▶ **Data block**:
──────────────────────────────
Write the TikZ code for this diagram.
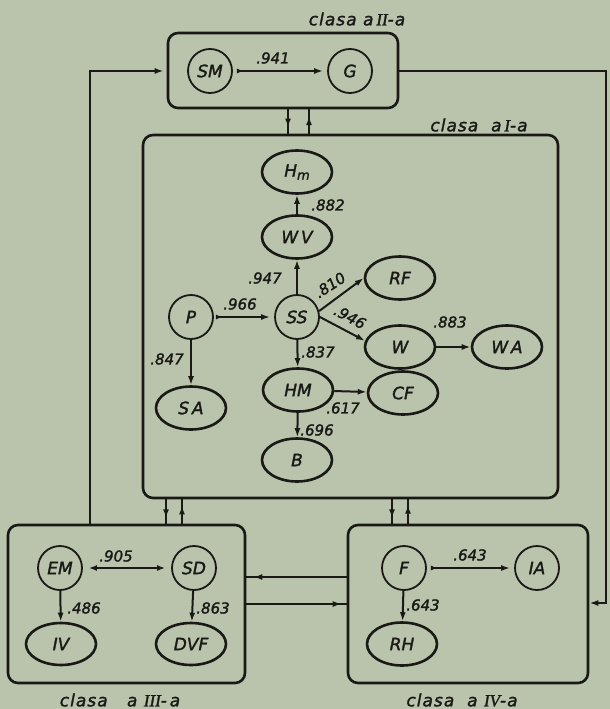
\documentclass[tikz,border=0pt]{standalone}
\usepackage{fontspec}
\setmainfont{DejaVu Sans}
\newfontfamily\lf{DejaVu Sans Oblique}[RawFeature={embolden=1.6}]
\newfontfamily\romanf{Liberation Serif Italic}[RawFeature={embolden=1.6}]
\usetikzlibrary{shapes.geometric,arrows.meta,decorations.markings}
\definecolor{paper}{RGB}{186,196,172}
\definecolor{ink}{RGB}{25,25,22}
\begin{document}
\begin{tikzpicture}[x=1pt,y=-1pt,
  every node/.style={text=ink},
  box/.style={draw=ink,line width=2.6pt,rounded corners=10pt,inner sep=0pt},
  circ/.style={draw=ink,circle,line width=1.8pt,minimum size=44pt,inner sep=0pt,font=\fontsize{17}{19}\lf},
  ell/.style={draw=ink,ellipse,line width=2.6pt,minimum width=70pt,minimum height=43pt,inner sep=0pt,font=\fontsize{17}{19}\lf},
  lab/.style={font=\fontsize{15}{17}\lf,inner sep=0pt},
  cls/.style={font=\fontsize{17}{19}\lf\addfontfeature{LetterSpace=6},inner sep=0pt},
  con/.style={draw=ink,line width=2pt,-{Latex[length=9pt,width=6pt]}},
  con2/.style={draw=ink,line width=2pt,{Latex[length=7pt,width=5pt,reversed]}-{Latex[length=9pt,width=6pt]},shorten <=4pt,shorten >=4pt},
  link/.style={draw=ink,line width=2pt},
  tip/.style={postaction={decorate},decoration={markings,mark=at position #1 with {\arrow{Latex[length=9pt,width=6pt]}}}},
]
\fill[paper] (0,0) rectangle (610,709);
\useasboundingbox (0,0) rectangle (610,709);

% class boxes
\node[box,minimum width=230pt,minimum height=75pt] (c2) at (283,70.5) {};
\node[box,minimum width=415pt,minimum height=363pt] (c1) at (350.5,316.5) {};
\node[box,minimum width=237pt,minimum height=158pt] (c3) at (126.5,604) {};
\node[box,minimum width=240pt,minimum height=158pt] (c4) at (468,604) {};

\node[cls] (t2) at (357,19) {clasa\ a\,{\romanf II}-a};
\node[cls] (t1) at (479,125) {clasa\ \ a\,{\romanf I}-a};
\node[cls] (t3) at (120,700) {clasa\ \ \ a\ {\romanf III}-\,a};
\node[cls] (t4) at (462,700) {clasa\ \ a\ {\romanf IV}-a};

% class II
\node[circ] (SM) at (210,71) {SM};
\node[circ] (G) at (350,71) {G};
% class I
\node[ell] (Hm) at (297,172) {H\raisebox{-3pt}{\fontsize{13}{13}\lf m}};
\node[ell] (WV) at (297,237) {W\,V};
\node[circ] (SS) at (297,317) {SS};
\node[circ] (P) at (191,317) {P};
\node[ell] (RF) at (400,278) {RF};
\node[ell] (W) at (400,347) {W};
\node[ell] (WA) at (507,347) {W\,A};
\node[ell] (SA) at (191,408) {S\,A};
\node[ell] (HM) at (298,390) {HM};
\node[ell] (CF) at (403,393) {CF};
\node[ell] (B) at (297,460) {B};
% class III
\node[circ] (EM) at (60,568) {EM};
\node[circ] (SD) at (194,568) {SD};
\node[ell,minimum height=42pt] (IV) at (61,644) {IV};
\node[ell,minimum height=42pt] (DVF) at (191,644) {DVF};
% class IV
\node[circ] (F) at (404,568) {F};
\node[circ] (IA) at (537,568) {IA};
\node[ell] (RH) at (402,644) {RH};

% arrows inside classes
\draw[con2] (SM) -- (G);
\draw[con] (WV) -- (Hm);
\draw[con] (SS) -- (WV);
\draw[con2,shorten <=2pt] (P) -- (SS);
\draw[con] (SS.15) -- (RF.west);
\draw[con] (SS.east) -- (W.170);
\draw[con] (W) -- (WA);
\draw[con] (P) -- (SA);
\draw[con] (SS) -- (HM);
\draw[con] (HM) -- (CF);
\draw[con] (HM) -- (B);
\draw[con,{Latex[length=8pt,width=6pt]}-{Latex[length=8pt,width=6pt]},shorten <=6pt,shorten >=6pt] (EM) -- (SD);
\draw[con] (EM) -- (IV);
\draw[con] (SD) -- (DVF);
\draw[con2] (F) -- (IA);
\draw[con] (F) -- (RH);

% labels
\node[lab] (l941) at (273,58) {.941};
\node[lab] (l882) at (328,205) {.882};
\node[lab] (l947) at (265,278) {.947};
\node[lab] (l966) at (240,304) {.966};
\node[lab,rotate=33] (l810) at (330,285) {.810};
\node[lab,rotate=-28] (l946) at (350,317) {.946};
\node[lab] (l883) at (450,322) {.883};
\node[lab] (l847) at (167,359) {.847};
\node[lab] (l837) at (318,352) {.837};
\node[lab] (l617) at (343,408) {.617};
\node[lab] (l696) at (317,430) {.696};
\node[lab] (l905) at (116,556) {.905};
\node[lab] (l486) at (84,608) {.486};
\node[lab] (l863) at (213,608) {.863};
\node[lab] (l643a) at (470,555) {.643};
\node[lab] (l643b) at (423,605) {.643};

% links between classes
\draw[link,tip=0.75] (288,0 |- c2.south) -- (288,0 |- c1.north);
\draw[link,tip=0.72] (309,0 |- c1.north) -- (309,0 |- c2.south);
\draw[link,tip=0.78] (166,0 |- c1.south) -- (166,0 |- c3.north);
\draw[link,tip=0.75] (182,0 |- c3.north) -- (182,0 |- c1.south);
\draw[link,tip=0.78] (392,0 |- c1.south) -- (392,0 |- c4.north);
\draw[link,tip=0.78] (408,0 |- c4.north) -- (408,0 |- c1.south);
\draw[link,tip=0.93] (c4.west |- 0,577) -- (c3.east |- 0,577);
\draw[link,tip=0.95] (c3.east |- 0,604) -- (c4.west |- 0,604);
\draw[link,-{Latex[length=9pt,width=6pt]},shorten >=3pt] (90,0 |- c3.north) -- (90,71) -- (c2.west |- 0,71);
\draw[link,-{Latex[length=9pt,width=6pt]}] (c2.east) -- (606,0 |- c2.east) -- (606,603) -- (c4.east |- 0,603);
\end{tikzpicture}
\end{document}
──────────────────────────────
▶ **Stated problem**: Write out the whole listing exactly, and drop the pictures.

▶ **Task response**:
Write the TikZ code for this diagram.
\documentclass[tikz,border=0pt]{standalone}
\usepackage{fontspec}
\setmainfont{DejaVu Sans}
\newfontfamily\lf{DejaVu Sans Oblique}[RawFeature={embolden=1.6}]
\newfontfamily\romanf{Liberation Serif Italic}[RawFeature={embolden=1.6}]
\usetikzlibrary{shapes.geometric,arrows.meta,decorations.markings}
\definecolor{paper}{RGB}{186,196,172}
\definecolor{ink}{RGB}{25,25,22}
\begin{document}
\begin{tikzpicture}[x=1pt,y=-1pt,
  every node/.style={text=ink},
  box/.style={draw=ink,line width=2.6pt,rounded corners=10pt,inner sep=0pt},
  circ/.style={draw=ink,circle,line width=1.8pt,minimum size=44pt,inner sep=0pt,font=\fontsize{17}{19}\lf},
  ell/.style={draw=ink,ellipse,line width=2.6pt,minimum width=70pt,minimum height=43pt,inner sep=0pt,font=\fontsize{17}{19}\lf},
  lab/.style={font=\fontsize{15}{17}\lf,inner sep=0pt},
  cls/.style={font=\fontsize{17}{19}\lf\addfontfeature{LetterSpace=6},inner sep=0pt},
  con/.style={draw=ink,line width=2pt,-{Latex[length=9pt,width=6pt]}},
  con2/.style={draw=ink,line width=2pt,{Latex[length=7pt,width=5pt,reversed]}-{Latex[length=9pt,width=6pt]},shorten <=4pt,shorten >=4pt},
  link/.style={draw=ink,line width=2pt},
  tip/.style={postaction={decorate},decoration={markings,mark=at position #1 with {\arrow{Latex[length=9pt,width=6pt]}}}},
]
\fill[paper] (0,0) rectangle (610,709);
\useasboundingbox (0,0) rectangle (610,709);

% class boxes
\node[box,minimum width=230pt,minimum height=75pt] (c2) at (283,70.5) {};
\node[box,minimum width=415pt,minimum height=363pt] (c1) at (350.5,316.5) {};
\node[box,minimum width=237pt,minimum height=158pt] (c3) at (126.5,604) {};
\node[box,minimum width=240pt,minimum height=158pt] (c4) at (468,604) {};

\node[cls] (t2) at (357,19) {clasa\ a\,{\romanf II}-a};
\node[cls] (t1) at (479,125) {clasa\ \ a\,{\romanf I}-a};
\node[cls] (t3) at (120,700) {clasa\ \ \ a\ {\romanf III}-\,a};
\node[cls] (t4) at (462,700) {clasa\ \ a\ {\romanf IV}-a};

% class II
\node[circ] (SM) at (210,71) {SM};
\node[circ] (G) at (350,71) {G};
% class I
\node[ell] (Hm) at (297,172) {H\raisebox{-3pt}{\fontsize{13}{13}\lf m}};
\node[ell] (WV) at (297,237) {W\,V};
\node[circ] (SS) at (297,317) {SS};
\node[circ] (P) at (191,317) {P};
\node[ell] (RF) at (400,278) {RF};
\node[ell] (W) at (400,347) {W};
\node[ell] (WA) at (507,347) {W\,A};
\node[ell] (SA) at (191,408) {S\,A};
\node[ell] (HM) at (298,390) {HM};
\node[ell] (CF) at (403,393) {CF};
\node[ell] (B) at (297,460) {B};
% class III
\node[circ] (EM) at (60,568) {EM};
\node[circ] (SD) at (194,568) {SD};
\node[ell,minimum height=42pt] (IV) at (61,644) {IV};
\node[ell,minimum height=42pt] (DVF) at (191,644) {DVF};
% class IV
\node[circ] (F) at (404,568) {F};
\node[circ] (IA) at (537,568) {IA};
\node[ell] (RH) at (402,644) {RH};

% arrows inside classes
\draw[con2] (SM) -- (G);
\draw[con] (WV) -- (Hm);
\draw[con] (SS) -- (WV);
\draw[con2,shorten <=2pt] (P) -- (SS);
\draw[con] (SS.15) -- (RF.west);
\draw[con] (SS.east) -- (W.170);
\draw[con] (W) -- (WA);
\draw[con] (P) -- (SA);
\draw[con] (SS) -- (HM);
\draw[con] (HM) -- (CF);
\draw[con] (HM) -- (B);
\draw[con,{Latex[length=8pt,width=6pt]}-{Latex[length=8pt,width=6pt]},shorten <=6pt,shorten >=6pt] (EM) -- (SD);
\draw[con] (EM) -- (IV);
\draw[con] (SD) -- (DVF);
\draw[con2] (F) -- (IA);
\draw[con] (F) -- (RH);

% labels
\node[lab] (l941) at (273,58) {.941};
\node[lab] (l882) at (328,205) {.882};
\node[lab] (l947) at (265,278) {.947};
\node[lab] (l966) at (240,304) {.966};
\node[lab,rotate=33] (l810) at (330,285) {.810};
\node[lab,rotate=-28] (l946) at (350,317) {.946};
\node[lab] (l883) at (450,322) {.883};
\node[lab] (l847) at (167,359) {.847};
\node[lab] (l837) at (318,352) {.837};
\node[lab] (l617) at (343,408) {.617};
\node[lab] (l696) at (317,430) {.696};
\node[lab] (l905) at (116,556) {.905};
\node[lab] (l486) at (84,608) {.486};
\node[lab] (l863) at (213,608) {.863};
\node[lab] (l643a) at (470,555) {.643};
\node[lab] (l643b) at (423,605) {.643};

% links between classes
\draw[link,tip=0.75] (288,0 |- c2.south) -- (288,0 |- c1.north);
\draw[link,tip=0.72] (309,0 |- c1.north) -- (309,0 |- c2.south);
\draw[link,tip=0.78] (166,0 |- c1.south) -- (166,0 |- c3.north);
\draw[link,tip=0.75] (182,0 |- c3.north) -- (182,0 |- c1.south);
\draw[link,tip=0.78] (392,0 |- c1.south) -- (392,0 |- c4.north);
\draw[link,tip=0.78] (408,0 |- c4.north) -- (408,0 |- c1.south);
\draw[link,tip=0.93] (c4.west |- 0,577) -- (c3.east |- 0,577);
\draw[link,tip=0.95] (c3.east |- 0,604) -- (c4.west |- 0,604);
\draw[link,-{Latex[length=9pt,width=6pt]},shorten >=3pt] (90,0 |- c3.north) -- (90,71) -- (c2.west |- 0,71);
\draw[link,-{Latex[length=9pt,width=6pt]}] (c2.east) -- (606,0 |- c2.east) -- (606,603) -- (c4.east |- 0,603);
\end{tikzpicture}
\end{document}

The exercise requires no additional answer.